I also felt childish and unappreciative of the blessings I have in my own life right now.
My friend and her husband have been fighting this battle for a long time. Every since I met her at a book signing two years ago. They are two of the most gracious, thankful people I have ever met. They live life to the fullest and appreciate ever moment.
She does not complain. She is positive and thankful. She has many friends, for who wouldn’t appreciate a friend like her? She has been an amazing example of strength and a poster for what love looks like.
This morning I stop and ask any who would to say a prayer for my friends and her family as they face losing a husband, a father, a grandfather…
My family has been where they are, and I know how difficult this time is.
I also took a moment to apologize to my family for being irritated and impatient with them. I love them so very much. I sat and listened to my three-year-old autistic grandson playing with his ball and laughing, my seventeen-year-old daughter talking wit her dad at the breakfast table, and my five-month-old granddaughter testing out her newfound sounds as she tested the octaves of her vocal cords.
I said my own prayer of thanks this morning for my many blessings surrounding me and asked God to help me remember them and keep them in the forefront of my mind always.

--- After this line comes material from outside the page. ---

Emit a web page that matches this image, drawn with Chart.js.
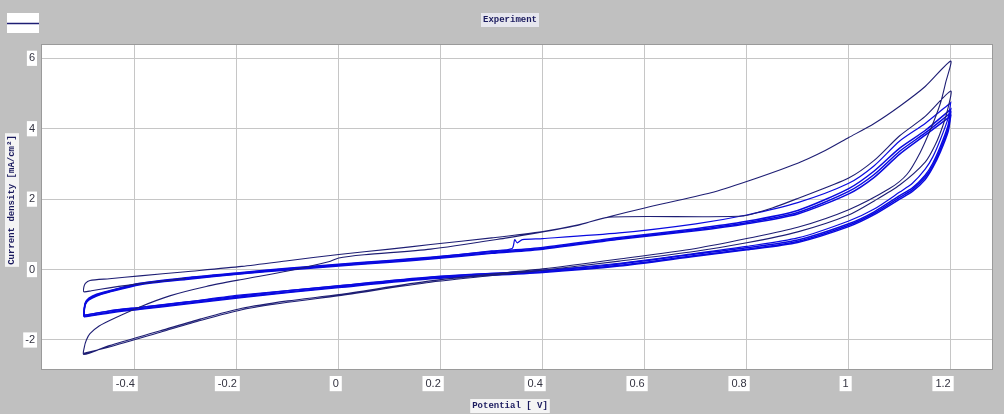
<!DOCTYPE html>
<html>
<head>
<meta charset="utf-8">
<script src="https://cdn.jsdelivr.net/npm/chart.js@4.4.0/dist/chart.umd.min.js"></script>
<style>
  html, body { margin: 0; padding: 0; background: #c0c0c0; }
</style>
</head>
<body>
<canvas id="cv" width="1004" height="414"></canvas>
<script>
// tick values
const potTicks = [-0.4, -0.2, 0, 0.2, 0.4, 0.6, 0.8, 1, 1.2]
const curTicks = [-2, 0, 2, 4, 6]

// first run (thin dark line): short start sweep, then two full cycles
const startPot = [-0.3, -0.39, -0.45, -0.485, -0.5]
const startCur = [-0.25, -0.40, -0.52, -0.6, -0.63]

const c1FwdPot = [-0.5, -0.497, -0.488, -0.45, -0.39, -0.3, -0.19, -0.1, 0, 0.1, 0.18, 0.3, 0.4, 0.47, 0.53, 0.6, 0.73, 0.8, 0.9, 0.95, 1.0, 1.05, 1.1, 1.15, 1.2]
const c1FwdCur = [-0.5, -0.39, -0.31, -0.26, -0.18, -0.06, 0.09, 0.25, 0.43, 0.58, 0.71, 0.9, 1.08, 1.27, 1.5, 1.75, 2.18, 2.5, 3.02, 3.35, 3.75, 4.15, 4.64, 5.2, 5.92]
const c1RevPot = [1.19, 1.18, 1.163, 1.14, 1.114, 1.08, 1.0, 0.9, 0.8, 0.7, 0.55, 0.4, 0.18, 0, -0.1, -0.19, -0.27, -0.35, -0.45, -0.5]
const c1RevCur = [5.3, 4.73, 4.07, 3.32, 2.7, 2.3, 1.7, 1.2, 0.88, 0.6, 0.3, 0.02, -0.32, -0.71, -0.89, -1.1, -1.4, -1.74, -2.16, -2.41]

const c2FwdPot = [-0.499, -0.495, -0.488, -0.47, -0.44, -0.39, -0.33, -0.26, -0.19, -0.1, -0.02, 0, 0.05, 0.18, 0.33, 0.4, 0.47, 0.53, 0.79, 0.85, 0.9, 1.0, 1.05, 1.1, 1.15, 1.2]
const c2FwdCur = [-2.2, -2.0, -1.82, -1.6, -1.38, -1.06, -0.74, -0.48, -0.28, -0.04, 0.22, 0.33, 0.42, 0.58, 0.9, 1.07, 1.26, 1.49, 1.52, 1.75, 2.02, 2.6, 3.1, 3.8, 4.35, 5.07]
const c2RevPot = [1.195, 1.185, 1.17, 1.15, 1.1, 1.05, 1.0, 0.9, 0.8, 0.7, 0.55, 0.4, 0.18, 0, -0.1, -0.19, -0.27, -0.35, -0.45, -0.5]
const c2RevCur = [4.6, 4.1, 3.55, 3.05, 2.4, 1.95, 1.55, 1.07, 0.76, 0.52, 0.24, -0.02, -0.36, -0.74, -0.93, -1.14, -1.44, -1.78, -2.2, -2.38]

// later cycles (blue)
const fwdPot = [-0.5, -0.499, -0.497, -0.49, -0.475, -0.45, -0.39, -0.3, -0.19, -0.1, 0, 0.1, 0.18, 0.3, 0.4, 0.55, 0.7, 0.8, 0.9, 1.0, 1.05, 1.1, 1.15, 1.2]
const revPot = [1.2, 1.195, 1.18, 1.165, 1.15, 1.125, 1.1, 1.05, 1.0, 0.9, 0.8, 0.7, 0.55, 0.4, 0.18, 0, -0.19, -0.3, -0.39, -0.45, -0.5]

const b1FwdPot = [-0.5, -0.499, -0.497, -0.49, -0.475, -0.45, -0.39, -0.3, -0.19, -0.1, 0, 0.1, 0.18, 0.3, 0.34, 0.345, 0.35, 0.36, 0.4, 0.55, 0.7, 0.8, 0.9, 1.0, 1.05, 1.1, 1.15, 1.2]
const b1FwdCur = [-1.32, -1.1, -0.96, -0.83, -0.72, -0.61, -0.4, -0.24, -0.09, 0.03, 0.14, 0.25, 0.34, 0.53, 0.6, 0.85, 0.76, 0.85, 0.88, 1.04, 1.3, 1.55, 1.9, 2.45, 2.95, 3.65, 4.15, 4.74]
const b1RevCur = [4.74, 4.3, 3.7, 3.2, 2.85, 2.45, 2.2, 1.72, 1.38, 0.9, 0.66, 0.46, 0.18, -0.02, -0.22, -0.46, -0.72, -0.92, -1.07, -1.17, -1.3]

const b2FwdCur = [-1.3, -1.08, -0.94, -0.81, -0.7, -0.6, -0.39, -0.23, -0.08, 0.04, 0.15, 0.26, 0.35, 0.51, 0.63, 0.91, 1.16, 1.37, 1.68, 2.3, 2.8, 3.45, 3.95, 4.55]
const b2RevCur = [4.55, 4.1, 3.5, 3.02, 2.68, 2.32, 2.1, 1.64, 1.3, 0.84, 0.62, 0.44, 0.16, -0.03, -0.21, -0.46, -0.74, -0.93, -1.08, -1.18, -1.3]
const b3FwdCur = [-1.33, -1.12, -0.97, -0.84, -0.73, -0.62, -0.41, -0.26, -0.11, 0.01, 0.12, 0.23, 0.32, 0.48, 0.6, 0.88, 1.13, 1.33, 1.62, 2.22, 2.7, 3.36, 3.88, 4.45]
const b3RevCur = [4.45, 4.0, 3.42, 2.95, 2.62, 2.27, 2.05, 1.6, 1.26, 0.8, 0.58, 0.4, 0.12, -0.06, -0.24, -0.49, -0.77, -0.96, -1.11, -1.21, -1.33]
const b4FwdCur = [-1.34, -1.14, -0.99, -0.86, -0.75, -0.64, -0.43, -0.28, -0.12, -0.01, 0.1, 0.21, 0.3, 0.46, 0.58, 0.86, 1.1, 1.3, 1.58, 2.15, 2.62, 3.28, 3.82, 4.36]
const b4RevCur = [4.36, 3.92, 3.35, 2.9, 2.56, 2.22, 2.0, 1.56, 1.22, 0.77, 0.56, 0.38, 0.1, -0.08, -0.26, -0.51, -0.79, -0.98, -1.13, -1.23, -1.34]


function pts(pots, curs) {
  let out = []
  for (let k = 0; k < pots.length; k++) {
    for (let i = 0; i < pots[k].length; i++) {
      out.push({ x: pots[k][i], y: curs[k][i] })
    }
  }
  return out
}

function loop(label, data, color, width) {
  return {
    label: label,
    data: data,
    borderColor: color,
    borderWidth: width,
    pointRadius: 0,
    showLine: true,
    fill: false,
    tension: 0.25
  }
}

const navy = '#1e1e74'
const blue = '#0a0ae0'

const datasets = [
  loop('Experiment', pts([startPot, c1FwdPot, c1RevPot, c2FwdPot, c2RevPot],
    [startCur, c1FwdCur, c1RevCur, c2FwdCur, c2RevCur]), navy, 1.1),
  loop('cycle 3', pts([b1FwdPot, revPot], [b1FwdCur, b1RevCur]), blue, 1.2),
  loop('cycle 4', pts([fwdPot, revPot], [b2FwdCur, b2RevCur]), blue, 1.5),
  loop('cycle 5', pts([fwdPot, revPot], [b3FwdCur, b3RevCur]), blue, 1.5),
  loop('cycle 6', pts([fwdPot, revPot], [b4FwdCur, b4RevCur]), blue, 1.5)
]

const labelFont = { family: "'Liberation Mono', 'DejaVu Sans Mono', monospace", size: 9, weight: 'bold' }

function boxText(ctx, text, x, y, bg, rot) {
  ctx.save()
  ctx.translate(x, y)
  if (rot) ctx.rotate(rot)
  ctx.font = 'bold 9px ' + labelFont.family
  let w = ctx.measureText(text).width
  ctx.fillStyle = bg
  ctx.fillRect(-w / 2 - 2, -7, w + 4, 14)
  ctx.fillStyle = '#1a1a5e'
  ctx.textAlign = 'center'
  ctx.textBaseline = 'middle'
  ctx.fillText(text, 0, 0)
  ctx.restore()
}

const frame = {
  id: 'frame',
  beforeDraw(chart) {
    const ctx = chart.ctx
    const a = chart.chartArea
    ctx.save()
    ctx.fillStyle = '#c0c0c0'
    ctx.fillRect(0, 0, chart.width, chart.height)
    ctx.fillStyle = '#ffffff'
    ctx.fillRect(a.left, a.top, a.right - a.left, a.bottom - a.top)
    ctx.restore()
  },
  afterDraw(chart) {
    const ctx = chart.ctx
    const a = chart.chartArea
    ctx.save()
    ctx.strokeStyle = '#9a9a9a'
    ctx.lineWidth = 1
    ctx.strokeRect(a.left + 0.5, a.top + 0.5, a.right - a.left - 1, a.bottom - a.top - 1)

    // legend swatch
    ctx.fillStyle = '#ffffff'
    ctx.fillRect(7, 13, 32, 20)
    ctx.strokeStyle = navy
    ctx.lineWidth = 1.5
    ctx.beginPath()
    ctx.moveTo(7, 23.5)
    ctx.lineTo(39, 23.5)
    ctx.stroke()
    ctx.restore()

    boxText(ctx, 'Experiment', 510, 20, '#e6e6ee', 0)
    boxText(ctx, 'Potential [ V]', 510, 406, '#f4f4f4', 0)
    boxText(ctx, 'Current density [mA/cm\u00b2]', 12, 200, '#f4f4f4', -Math.PI / 2)
  }
}

const tickFont = { family: "'Liberation Sans', Arial, sans-serif", size: 11 }

new Chart(document.getElementById('cv'), {
  type: 'scatter',
  data: { datasets: datasets },
  options: {
    responsive: false,
    animation: false,
    layout: { padding: { top: 44, right: 11, left: 0, bottom: 0 } },
    plugins: {
      legend: { display: false },
      tooltip: { enabled: false }
    },
    scales: {
      x: {
        type: 'linear',
        min: -0.584,
        max: 1.283,
        afterFit: s => { s.height = 44 },
        afterBuildTicks: s => { s.ticks = potTicks.map(v => ({ value: v })) },
        grid: { color: '#c6c6c6', drawTicks: false },
        border: { display: false },
        ticks: {
          align: 'end',
          padding: 7,
          autoSkip: false,
          maxRotation: 0,
          color: '#333340',
          font: tickFont,
          showLabelBackdrop: true,
          backdropColor: '#ffffff',
          backdropPadding: { x: 3, y: 1 },
          callback: v => String(Math.round(v * 10) / 10)
        }
      },
      y: {
        type: 'linear',
        min: -2.852,
        max: 6.406,
        afterFit: s => { s.width = 41 },
        afterBuildTicks: s => { s.ticks = curTicks.map(v => ({ value: v })) },
        grid: { color: '#c6c6c6', drawTicks: false },
        border: { display: false },
        ticks: {
          padding: 6,
          autoSkip: false,
          color: '#333340',
          font: tickFont,
          showLabelBackdrop: true,
          backdropColor: '#ffffff',
          backdropPadding: { x: 2, y: 1 },
          callback: v => String(v)
        }
      }
    }
  },
  plugins: [frame]
})
</script>
</body>
</html>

I pray for my friend and her family this morning that God will give them peace and surround them in his hedge of protection through this hurtful time of loss.
My grandmother always said God never gives us more than we can handle, but sometimes we wish he didn’t think we were so strong.
I send so much love to my friend, Anna. Hug your loved ones and tell them how much they mean to you everyday, for we are not promised tomorrow.